Is Money All There Is To Life?

There’s this saying, “Money is not everything, but everything is money.”

Money is needed to buy clothes, food, entertainment, education, etc. Without money, you can’t survive.
Some argue that money does not buy happiness, but that depends on the individual. Money does not buy happiness, but it helps your happiness.

From personal experience, I believe individuals who are more financially secure are happier than those who are not. As a full-time college student, I do not get to work much since school is my primary focus.

When I work five hours a week and get a little paycheck that barely covers gas, I am stressed and trying to figure out ways to cut back my spending. When I get the chance to work 15 hours a week (triple what I normally make), that stress is taken off my shoulders. In the latter scenario, I don’t have to choose between getting gas or buying food.

Thankfully, I do not have many bills to pay as I continue to live at home with my parents. However, some students must make money to afford essentials like rent, insurance, car payments, gas, food, utilities, etc.
We live in a time where inflation is an issue. Prices are skyrocketing with no hope of declining soon.
I am not saying you need to be rich to be happy. But, it is nice to have a little extra dough to spend on materials that bring us joy.

You buy a video game and playing it brings you happiness. While money did not buy the happiness, it bought a video game. If painting brings you happiness, you need to buy paint supplies to paint. If reading books brings you happiness, you need to buy a book. If going to a petting zoo brings you happiness, you must pay admission to pet the animals.

It also takes money to go on vacation. You need money to buy a plane ticket, a hotel or Airbnb reservation, and sometimes to do activities while on vacation, food, etc.

You can go on vacation without spending a considerable amount of money: like jumping in your car and going to the woods to go camping, but you are still spending money on gas and groceries for the camping trip.

Going on vacation can bring you the happiest memories of your life, but it comes at a cost – sometimes an expensive cost.
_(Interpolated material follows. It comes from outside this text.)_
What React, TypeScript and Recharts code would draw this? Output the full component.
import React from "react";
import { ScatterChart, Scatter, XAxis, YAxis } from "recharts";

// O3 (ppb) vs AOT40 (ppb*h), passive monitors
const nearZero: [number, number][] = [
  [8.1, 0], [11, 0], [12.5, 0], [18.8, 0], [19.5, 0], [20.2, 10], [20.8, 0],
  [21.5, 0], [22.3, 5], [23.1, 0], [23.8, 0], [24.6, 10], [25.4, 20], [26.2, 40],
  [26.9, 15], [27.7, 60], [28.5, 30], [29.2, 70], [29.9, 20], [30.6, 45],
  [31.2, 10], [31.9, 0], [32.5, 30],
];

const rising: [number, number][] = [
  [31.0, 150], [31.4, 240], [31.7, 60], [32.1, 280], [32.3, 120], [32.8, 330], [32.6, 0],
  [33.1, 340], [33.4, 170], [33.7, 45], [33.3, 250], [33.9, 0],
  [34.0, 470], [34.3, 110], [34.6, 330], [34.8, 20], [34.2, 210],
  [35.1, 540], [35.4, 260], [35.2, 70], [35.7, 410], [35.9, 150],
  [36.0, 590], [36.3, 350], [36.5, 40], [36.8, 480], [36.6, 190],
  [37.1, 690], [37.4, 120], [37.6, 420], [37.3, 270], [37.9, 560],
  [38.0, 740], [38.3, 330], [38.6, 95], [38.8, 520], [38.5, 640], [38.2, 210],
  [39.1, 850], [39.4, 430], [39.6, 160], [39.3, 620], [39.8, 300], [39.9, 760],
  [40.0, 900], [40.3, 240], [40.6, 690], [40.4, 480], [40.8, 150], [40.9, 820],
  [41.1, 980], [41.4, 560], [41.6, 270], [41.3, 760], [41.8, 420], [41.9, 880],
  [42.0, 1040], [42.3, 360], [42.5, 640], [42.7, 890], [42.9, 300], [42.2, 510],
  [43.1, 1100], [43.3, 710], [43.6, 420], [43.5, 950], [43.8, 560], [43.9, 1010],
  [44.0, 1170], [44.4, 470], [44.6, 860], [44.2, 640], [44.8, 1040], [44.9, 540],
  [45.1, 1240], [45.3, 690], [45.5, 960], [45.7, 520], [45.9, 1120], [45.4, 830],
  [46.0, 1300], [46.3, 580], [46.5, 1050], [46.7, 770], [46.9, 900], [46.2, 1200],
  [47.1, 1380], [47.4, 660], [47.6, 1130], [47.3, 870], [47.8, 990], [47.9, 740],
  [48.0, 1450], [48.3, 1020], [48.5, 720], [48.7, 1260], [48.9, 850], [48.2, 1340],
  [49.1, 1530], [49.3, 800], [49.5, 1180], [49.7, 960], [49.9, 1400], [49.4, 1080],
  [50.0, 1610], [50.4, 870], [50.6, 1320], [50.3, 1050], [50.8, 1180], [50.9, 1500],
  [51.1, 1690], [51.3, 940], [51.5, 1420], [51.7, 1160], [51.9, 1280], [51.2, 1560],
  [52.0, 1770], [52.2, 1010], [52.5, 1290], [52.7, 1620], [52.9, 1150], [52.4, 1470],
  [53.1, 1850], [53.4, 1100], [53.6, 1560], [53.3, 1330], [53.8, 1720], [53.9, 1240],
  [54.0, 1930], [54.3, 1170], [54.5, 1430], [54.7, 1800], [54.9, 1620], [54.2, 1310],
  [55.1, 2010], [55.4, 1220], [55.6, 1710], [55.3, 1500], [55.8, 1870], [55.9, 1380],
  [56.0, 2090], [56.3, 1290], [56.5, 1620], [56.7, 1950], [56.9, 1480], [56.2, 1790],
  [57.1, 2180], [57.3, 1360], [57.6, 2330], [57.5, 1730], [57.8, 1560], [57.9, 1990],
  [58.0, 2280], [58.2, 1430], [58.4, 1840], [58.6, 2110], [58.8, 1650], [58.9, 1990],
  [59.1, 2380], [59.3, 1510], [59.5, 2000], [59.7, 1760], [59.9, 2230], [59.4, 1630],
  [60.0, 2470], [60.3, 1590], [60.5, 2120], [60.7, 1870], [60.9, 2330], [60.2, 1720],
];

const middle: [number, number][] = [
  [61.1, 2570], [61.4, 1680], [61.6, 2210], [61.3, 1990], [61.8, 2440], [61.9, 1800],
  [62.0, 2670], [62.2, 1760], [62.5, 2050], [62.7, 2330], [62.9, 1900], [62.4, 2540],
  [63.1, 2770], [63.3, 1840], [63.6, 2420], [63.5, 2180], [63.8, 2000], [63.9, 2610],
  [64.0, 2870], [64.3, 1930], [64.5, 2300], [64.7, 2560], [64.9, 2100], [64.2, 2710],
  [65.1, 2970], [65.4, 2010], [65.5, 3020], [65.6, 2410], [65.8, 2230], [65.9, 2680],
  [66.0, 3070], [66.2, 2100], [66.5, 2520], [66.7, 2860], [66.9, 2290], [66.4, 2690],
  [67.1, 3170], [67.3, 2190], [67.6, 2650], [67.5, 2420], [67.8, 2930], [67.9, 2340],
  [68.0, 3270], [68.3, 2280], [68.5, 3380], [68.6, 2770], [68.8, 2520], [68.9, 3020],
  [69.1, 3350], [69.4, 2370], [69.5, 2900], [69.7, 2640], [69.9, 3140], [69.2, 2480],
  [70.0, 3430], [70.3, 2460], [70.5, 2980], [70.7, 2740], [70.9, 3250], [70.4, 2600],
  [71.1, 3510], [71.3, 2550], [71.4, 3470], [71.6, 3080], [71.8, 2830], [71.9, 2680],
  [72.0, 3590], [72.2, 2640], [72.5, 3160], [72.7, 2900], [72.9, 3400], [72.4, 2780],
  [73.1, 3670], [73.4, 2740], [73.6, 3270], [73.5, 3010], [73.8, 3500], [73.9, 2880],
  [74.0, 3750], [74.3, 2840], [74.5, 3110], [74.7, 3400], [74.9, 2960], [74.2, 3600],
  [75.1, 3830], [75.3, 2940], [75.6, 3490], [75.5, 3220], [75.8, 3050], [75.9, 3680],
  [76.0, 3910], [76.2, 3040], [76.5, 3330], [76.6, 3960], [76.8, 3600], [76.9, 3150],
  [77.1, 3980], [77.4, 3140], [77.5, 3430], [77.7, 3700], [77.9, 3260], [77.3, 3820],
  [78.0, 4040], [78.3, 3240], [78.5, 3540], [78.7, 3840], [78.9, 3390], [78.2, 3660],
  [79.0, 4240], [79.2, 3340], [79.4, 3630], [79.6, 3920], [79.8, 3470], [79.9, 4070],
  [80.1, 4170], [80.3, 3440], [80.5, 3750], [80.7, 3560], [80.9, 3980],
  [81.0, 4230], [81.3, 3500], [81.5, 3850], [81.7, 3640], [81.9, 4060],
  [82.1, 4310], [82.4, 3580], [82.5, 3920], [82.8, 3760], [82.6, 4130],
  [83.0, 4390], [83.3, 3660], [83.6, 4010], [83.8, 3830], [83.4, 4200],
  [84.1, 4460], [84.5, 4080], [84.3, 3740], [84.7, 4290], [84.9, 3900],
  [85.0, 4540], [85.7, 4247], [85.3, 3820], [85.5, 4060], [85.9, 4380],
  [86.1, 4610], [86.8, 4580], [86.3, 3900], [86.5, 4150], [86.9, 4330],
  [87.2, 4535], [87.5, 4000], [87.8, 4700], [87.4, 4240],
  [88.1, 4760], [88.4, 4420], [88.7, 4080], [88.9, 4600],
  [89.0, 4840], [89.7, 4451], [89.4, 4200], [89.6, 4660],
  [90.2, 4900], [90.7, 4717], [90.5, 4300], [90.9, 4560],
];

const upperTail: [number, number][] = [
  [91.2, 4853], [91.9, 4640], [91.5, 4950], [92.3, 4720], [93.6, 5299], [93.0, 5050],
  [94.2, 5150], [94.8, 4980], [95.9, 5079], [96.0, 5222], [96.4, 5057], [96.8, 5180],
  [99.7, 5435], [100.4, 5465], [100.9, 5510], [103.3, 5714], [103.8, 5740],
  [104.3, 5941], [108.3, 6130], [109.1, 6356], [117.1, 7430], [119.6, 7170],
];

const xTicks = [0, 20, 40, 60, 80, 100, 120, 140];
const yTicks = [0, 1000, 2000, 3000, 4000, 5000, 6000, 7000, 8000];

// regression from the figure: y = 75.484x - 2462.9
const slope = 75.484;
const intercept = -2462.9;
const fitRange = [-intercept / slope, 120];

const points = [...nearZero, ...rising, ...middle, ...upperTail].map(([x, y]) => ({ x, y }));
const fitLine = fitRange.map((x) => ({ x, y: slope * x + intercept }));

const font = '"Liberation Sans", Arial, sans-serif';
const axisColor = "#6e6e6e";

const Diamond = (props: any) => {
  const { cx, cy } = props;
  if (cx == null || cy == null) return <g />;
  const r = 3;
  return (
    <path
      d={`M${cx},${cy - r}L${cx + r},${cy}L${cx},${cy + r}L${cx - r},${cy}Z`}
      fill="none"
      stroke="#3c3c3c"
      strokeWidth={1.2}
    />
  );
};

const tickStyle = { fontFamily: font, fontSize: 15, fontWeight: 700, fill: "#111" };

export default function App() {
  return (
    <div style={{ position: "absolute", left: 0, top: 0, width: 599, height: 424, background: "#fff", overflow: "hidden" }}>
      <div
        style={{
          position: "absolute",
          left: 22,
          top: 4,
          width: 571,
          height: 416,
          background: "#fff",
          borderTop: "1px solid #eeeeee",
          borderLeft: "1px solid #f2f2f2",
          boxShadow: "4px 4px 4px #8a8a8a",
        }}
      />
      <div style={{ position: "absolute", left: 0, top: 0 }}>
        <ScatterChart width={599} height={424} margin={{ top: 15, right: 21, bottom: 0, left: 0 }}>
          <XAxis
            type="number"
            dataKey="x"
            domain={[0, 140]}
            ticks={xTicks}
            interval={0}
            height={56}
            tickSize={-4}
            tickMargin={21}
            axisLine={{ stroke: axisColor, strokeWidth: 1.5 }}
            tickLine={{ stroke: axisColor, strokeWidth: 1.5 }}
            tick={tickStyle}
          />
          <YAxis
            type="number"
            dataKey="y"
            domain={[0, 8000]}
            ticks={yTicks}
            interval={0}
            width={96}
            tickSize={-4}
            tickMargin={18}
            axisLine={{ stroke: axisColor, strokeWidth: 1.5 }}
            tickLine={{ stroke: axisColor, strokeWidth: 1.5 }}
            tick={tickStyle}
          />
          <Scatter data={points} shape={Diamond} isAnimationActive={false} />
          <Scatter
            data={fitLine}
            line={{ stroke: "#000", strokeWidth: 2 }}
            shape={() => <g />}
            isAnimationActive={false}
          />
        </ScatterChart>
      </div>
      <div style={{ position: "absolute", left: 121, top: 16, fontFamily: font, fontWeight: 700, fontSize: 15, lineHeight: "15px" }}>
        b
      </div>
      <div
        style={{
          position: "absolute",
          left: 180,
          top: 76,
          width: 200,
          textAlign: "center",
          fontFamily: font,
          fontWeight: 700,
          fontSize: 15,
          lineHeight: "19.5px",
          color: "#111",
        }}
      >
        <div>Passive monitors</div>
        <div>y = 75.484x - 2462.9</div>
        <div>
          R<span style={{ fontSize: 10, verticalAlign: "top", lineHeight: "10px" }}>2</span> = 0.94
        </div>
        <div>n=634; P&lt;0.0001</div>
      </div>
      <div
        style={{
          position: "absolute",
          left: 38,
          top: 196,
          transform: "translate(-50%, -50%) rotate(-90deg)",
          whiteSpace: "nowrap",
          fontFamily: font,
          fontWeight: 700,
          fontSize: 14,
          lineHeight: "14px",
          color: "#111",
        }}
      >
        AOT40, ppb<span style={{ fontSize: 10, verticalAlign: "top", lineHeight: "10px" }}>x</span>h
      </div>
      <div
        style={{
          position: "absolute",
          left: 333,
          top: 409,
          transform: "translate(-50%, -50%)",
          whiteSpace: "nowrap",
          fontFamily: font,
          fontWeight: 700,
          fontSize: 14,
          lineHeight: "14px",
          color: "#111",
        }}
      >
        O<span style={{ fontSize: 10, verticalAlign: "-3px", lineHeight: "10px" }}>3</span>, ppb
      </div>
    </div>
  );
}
Other things can bring one happiness, like health and love. Being healthy will not only let you live a longer life, but it will also help you feel great. However, being healthy comes at a cost.

It takes money to join a gym. The gym on campus is free, but what about after graduation, when you are no longer a Monmouth student? You would likely have to pay for a gym membership.

It takes money to visit a doctor. An essential to being healthy is regular doctor visits. Without insurance, it could cost you a fortune to see a specialist, whether that be your physician, dentist, gynecologist, mental health therapist, or physical therapist. Even with insurance, most plans require you to pay a copayment.
Forget about emergency hospital bills. If you break a bone or fall ill, you must pay. It is expensive to remain healthy.

I like to think love is free. A group of friends, a partner, or your family will love you unconditionally, which is free. Then there are societal obligations to buy gifts for those you love, like Valentine’s Day, birthdays, Christmas, etc. Outside of holidays, some people have a love language of giving gifts to their loved ones.

You should also remember money is essential to personal growth. If you are working a job that does not make you happy but it pays you well, you need to decide whether your mental health is more important than money or vice versa.

If it were up to me, my mental health would come first. You could always find another job, and you never know if the next opportunity will pay even better than your previous job while enabling you to prioritize your mental well-being.

You do not want to feel burnt out when going to work. When you are burnt out, you will not have the energy or motivation to pursue the hobbies that bring you joy. It will be an endless cycle of being miserable, and that is not what life is about.

The point is: money is the bridge you need to walk over to get to the other side of life.